29.1 Analysis of Variance Table


\[ \large fm \leftarrow lm(SBP \sim Group, \space data=BP) \]

\[ \large anova(fm) \]


Df Sum Sq Mean Sq F value Pr(>F)
Group 3 1521.638 507.2128 7.4983 5e-04
Residuals 36 2435.184 67.6440 NA NA
Total 39 3956.822 NA NA NA

29.2 Explanation


Degrees of freedom (df)

\(\large n\) = observations per group

\(\large g\) = number of groups

Group df = \(\large (g - 1)\)

Residual df = \(\large g * (n - 1)\)

Total df = Treatment df + Residual df = \(\large (g * n) - 1\)

g <- nlevels(BP$Group)

n <- nrow(BP)/g

df.g <- g - 1

df.error <- g * (n - 1)

df.total <- g * n - 1


Sum of Squares due to Treatment (Group)

  1. For each group calculate: n * (Group mean - overall mean)2

  2. Add the values for the different groups together

\[ \large SST = n\sum\limits_{i=1}^{g} (\bar{y_i}-\bar{y})^2 \]

y.bar <- mean(BP$SBP, na.rm = TRUE)

yi.bar <- tapply(BP$SBP, INDEX = BP$Group, FUN = mean, na.rm = TRUE)

SST <- n * sum((yi.bar - y.bar)^2)



Sum of Squares due to Error

Residual Sum of Squares

For each observation calculate:

  1. (Observed value - group mean)2

  2. Add the values for the different observations together

\[ \large SSE = \sum\limits_{i=1}^{g} \sum\limits_{j=1}^{n} (y_{ij}-\bar{y_i})^2 \]


Total Sum of Squares = SS due to Treatment + SS due to Error

yij <- BP$SBP

TSS <- sum((yij - y.bar)^2)

SSE <- TSS - SST


Mean Squares

Mean square = Sum of squares / degrees of freedom

\(\large MS = SS / df\)

MST <- SST/df.g

MSE <- SSE/df.error

MS <- TSS/df.total


F-value (Variance Ratio)

F value = Treatment MS / Residual MS


Pr(>F)

P-value: the probability of obtaining a variance ratio this large under the null hypothesis that the treatment means are all equal.

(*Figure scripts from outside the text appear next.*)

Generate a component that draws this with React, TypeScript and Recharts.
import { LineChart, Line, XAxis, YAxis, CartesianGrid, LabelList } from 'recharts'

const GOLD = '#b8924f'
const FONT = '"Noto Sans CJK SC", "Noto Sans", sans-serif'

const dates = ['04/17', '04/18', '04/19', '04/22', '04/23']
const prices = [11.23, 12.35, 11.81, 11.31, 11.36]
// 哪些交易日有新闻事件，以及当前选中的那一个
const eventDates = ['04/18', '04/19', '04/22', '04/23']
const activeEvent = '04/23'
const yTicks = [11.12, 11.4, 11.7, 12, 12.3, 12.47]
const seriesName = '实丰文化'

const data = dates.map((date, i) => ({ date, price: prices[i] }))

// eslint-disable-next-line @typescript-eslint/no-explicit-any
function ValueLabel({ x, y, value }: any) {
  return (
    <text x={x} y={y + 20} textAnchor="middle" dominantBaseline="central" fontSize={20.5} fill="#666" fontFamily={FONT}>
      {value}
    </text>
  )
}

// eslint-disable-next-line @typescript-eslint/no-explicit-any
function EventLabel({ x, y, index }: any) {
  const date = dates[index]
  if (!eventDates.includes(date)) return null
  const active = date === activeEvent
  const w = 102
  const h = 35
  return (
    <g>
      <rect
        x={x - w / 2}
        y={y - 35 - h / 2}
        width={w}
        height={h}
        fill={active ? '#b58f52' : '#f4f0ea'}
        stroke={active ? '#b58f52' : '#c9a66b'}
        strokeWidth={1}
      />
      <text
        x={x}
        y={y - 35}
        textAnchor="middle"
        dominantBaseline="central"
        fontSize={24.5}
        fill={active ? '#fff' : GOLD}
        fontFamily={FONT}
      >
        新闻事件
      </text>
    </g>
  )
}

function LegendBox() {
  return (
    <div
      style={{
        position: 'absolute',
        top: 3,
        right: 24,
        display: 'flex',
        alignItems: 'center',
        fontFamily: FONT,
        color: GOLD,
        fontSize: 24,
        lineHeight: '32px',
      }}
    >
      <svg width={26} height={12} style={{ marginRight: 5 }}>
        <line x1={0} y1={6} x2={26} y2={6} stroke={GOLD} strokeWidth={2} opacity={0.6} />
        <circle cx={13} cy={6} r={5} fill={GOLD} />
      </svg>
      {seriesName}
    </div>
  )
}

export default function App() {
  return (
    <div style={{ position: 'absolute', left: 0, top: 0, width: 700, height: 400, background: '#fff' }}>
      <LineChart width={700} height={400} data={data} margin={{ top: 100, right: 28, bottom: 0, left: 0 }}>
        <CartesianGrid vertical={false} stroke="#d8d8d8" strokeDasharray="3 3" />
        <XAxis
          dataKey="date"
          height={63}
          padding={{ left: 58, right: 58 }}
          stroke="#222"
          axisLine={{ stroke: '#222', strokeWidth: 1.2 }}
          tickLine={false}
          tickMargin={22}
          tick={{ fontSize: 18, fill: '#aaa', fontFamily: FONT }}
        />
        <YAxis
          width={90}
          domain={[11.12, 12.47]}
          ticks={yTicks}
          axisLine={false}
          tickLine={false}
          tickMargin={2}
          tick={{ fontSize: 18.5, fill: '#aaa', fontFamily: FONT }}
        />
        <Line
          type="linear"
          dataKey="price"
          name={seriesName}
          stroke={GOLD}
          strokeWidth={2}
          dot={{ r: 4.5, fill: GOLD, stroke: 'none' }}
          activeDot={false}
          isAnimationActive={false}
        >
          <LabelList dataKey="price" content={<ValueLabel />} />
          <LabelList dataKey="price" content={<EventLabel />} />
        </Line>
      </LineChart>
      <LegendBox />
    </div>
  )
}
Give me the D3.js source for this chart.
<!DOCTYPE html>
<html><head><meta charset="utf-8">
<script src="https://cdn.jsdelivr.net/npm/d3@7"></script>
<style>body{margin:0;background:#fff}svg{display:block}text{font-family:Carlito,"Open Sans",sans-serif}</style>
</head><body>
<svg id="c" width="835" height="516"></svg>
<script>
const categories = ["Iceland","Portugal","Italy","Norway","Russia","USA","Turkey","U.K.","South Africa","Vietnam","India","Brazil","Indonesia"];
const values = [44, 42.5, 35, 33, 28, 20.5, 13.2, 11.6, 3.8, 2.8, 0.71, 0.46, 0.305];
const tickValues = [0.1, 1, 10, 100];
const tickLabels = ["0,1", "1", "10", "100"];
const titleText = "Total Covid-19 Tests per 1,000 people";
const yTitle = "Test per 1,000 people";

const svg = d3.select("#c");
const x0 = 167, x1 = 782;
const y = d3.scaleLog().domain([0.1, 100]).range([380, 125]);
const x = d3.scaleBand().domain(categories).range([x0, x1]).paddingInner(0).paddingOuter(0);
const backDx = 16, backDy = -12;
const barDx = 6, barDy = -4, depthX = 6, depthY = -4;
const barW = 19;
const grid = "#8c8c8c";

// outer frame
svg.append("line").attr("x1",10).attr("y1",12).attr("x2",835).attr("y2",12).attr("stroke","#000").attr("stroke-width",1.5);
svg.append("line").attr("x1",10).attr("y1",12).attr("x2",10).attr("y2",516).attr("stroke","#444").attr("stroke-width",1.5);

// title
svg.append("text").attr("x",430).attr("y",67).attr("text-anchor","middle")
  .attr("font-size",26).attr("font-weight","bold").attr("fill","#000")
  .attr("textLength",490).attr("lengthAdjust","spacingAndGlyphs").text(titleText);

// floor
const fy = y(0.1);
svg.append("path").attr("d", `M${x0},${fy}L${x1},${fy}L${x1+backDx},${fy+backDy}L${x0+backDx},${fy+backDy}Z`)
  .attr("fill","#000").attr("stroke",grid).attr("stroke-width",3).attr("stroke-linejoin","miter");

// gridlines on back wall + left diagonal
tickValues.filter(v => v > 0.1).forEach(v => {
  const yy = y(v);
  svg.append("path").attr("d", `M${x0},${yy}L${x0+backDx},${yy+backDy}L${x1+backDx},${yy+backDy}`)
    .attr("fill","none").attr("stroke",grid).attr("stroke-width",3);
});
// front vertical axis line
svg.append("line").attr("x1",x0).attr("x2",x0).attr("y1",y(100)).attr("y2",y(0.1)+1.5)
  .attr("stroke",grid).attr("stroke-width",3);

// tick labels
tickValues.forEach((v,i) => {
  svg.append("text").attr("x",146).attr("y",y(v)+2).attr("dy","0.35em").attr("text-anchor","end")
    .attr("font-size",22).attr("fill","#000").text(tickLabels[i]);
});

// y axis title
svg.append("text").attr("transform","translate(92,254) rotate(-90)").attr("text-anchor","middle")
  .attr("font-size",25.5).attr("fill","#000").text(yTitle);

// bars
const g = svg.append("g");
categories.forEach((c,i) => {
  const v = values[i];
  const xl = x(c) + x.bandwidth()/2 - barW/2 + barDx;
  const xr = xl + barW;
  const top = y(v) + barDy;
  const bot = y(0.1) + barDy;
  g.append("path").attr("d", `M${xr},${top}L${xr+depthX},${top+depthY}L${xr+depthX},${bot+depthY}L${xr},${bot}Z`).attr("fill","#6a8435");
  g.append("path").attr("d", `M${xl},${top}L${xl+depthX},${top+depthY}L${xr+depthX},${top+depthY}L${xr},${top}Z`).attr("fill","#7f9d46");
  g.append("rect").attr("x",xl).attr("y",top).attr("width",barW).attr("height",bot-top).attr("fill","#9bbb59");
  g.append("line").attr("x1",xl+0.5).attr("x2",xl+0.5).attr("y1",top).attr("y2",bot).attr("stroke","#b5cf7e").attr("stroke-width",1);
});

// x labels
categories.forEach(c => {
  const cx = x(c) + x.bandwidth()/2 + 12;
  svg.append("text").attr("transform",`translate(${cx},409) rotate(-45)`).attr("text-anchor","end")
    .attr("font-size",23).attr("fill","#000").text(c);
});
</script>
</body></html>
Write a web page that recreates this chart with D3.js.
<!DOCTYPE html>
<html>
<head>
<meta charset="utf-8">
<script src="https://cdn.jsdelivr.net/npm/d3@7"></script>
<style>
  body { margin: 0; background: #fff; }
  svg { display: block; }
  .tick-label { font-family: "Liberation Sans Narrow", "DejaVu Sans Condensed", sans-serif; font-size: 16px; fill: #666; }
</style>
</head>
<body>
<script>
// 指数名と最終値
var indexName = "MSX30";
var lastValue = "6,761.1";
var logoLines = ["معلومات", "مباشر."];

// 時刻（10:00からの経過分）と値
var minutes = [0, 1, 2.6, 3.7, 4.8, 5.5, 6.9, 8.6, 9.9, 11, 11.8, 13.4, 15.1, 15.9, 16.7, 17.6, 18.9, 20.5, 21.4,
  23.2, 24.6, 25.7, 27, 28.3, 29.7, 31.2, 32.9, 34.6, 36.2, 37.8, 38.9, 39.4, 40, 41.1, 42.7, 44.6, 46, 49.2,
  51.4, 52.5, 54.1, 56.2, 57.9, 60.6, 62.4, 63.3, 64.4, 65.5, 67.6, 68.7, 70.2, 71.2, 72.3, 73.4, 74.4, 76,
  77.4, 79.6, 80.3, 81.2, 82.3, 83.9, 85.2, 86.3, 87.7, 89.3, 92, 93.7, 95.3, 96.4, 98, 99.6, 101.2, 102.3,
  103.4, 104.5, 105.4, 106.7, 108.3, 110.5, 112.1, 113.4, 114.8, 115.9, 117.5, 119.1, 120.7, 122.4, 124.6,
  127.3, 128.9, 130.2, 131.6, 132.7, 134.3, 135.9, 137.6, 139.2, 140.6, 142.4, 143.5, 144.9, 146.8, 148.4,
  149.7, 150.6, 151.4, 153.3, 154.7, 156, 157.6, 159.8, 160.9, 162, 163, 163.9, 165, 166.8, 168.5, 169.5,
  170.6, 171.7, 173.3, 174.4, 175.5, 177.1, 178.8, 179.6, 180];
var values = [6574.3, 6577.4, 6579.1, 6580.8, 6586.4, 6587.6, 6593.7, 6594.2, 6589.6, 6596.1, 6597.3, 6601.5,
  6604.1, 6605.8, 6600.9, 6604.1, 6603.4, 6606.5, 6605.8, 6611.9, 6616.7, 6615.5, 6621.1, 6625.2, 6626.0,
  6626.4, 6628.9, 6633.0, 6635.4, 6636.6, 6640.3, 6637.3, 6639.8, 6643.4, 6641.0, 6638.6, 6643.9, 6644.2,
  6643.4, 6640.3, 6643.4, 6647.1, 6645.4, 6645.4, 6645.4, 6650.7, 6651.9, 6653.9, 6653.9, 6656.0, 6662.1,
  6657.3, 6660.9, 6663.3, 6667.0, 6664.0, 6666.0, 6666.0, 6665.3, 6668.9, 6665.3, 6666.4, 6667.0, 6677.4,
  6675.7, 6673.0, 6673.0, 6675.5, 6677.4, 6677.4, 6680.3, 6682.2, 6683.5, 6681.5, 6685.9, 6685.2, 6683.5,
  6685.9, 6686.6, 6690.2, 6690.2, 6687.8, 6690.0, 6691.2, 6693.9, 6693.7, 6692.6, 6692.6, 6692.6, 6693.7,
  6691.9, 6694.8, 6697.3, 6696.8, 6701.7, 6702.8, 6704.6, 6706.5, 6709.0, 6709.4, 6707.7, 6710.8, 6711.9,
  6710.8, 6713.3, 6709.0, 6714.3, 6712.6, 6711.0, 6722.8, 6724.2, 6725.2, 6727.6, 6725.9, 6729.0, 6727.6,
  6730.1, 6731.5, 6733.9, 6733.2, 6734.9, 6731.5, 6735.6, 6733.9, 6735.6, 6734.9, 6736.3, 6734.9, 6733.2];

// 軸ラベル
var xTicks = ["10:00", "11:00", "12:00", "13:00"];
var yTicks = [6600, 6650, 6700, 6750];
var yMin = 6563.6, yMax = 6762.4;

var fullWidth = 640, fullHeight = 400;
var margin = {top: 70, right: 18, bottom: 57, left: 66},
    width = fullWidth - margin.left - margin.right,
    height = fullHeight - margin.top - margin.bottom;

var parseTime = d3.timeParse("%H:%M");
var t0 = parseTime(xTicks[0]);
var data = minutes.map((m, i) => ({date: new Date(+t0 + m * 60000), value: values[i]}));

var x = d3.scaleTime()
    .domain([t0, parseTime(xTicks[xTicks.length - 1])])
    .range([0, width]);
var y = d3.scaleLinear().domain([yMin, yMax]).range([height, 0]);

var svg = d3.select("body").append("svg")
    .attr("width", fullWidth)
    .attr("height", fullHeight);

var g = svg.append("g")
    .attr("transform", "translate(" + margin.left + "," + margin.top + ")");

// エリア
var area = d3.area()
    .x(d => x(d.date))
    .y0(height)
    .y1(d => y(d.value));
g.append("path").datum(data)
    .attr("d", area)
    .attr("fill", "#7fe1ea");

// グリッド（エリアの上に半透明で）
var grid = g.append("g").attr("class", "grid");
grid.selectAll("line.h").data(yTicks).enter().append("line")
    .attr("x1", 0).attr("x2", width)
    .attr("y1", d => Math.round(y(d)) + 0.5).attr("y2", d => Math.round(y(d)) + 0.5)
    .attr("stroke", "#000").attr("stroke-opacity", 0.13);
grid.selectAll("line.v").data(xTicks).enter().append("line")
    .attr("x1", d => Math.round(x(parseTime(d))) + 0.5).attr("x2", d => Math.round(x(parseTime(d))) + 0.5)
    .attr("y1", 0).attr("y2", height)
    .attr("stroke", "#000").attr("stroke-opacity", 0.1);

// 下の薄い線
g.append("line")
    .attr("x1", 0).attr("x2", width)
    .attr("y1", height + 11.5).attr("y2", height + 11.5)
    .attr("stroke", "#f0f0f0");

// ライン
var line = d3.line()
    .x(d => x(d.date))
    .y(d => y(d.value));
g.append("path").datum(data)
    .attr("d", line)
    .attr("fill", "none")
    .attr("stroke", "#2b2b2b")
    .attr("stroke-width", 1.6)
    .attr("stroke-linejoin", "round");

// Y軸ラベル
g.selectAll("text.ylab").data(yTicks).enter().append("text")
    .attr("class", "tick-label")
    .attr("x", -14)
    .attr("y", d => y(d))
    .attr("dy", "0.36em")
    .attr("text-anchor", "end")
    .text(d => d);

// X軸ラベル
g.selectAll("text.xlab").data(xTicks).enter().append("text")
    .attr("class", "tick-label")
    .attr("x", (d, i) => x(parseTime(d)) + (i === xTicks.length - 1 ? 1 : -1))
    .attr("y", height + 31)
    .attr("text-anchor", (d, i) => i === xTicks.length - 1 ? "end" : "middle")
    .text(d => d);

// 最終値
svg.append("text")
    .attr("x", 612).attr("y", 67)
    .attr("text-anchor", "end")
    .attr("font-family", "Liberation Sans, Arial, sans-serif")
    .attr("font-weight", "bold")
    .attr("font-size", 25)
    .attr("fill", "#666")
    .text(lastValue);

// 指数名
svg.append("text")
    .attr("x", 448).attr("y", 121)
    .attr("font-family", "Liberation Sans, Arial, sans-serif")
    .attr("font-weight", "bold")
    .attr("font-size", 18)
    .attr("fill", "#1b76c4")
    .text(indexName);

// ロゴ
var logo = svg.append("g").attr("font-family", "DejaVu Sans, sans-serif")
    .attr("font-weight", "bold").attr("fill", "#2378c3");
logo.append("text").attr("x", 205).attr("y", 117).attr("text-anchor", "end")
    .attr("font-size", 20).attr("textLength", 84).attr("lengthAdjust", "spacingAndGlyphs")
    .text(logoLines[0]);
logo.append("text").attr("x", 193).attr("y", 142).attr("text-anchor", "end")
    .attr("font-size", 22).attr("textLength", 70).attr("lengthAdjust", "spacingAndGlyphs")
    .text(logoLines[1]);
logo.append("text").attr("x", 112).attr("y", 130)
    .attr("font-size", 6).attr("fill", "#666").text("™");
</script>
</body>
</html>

Under the null hypothesis the variance ratio has an F distribution.

F.stat <- MST/MSE

pF <- pf(q = F.stat, df1 = df.g, df2 = df.error, lower.tail = FALSE)


DF <- data.frame(df = c(df.g, df.error, df.total), SS = c(SST, SSE, TSS), MS = c(MST, MSE, MS), Fstat = c(F.stat,
    NA, NA), Prob = c(pF, NA, NA))

row.names(DF) <- c("Group", "Error", "Total")

DF

anova(fm)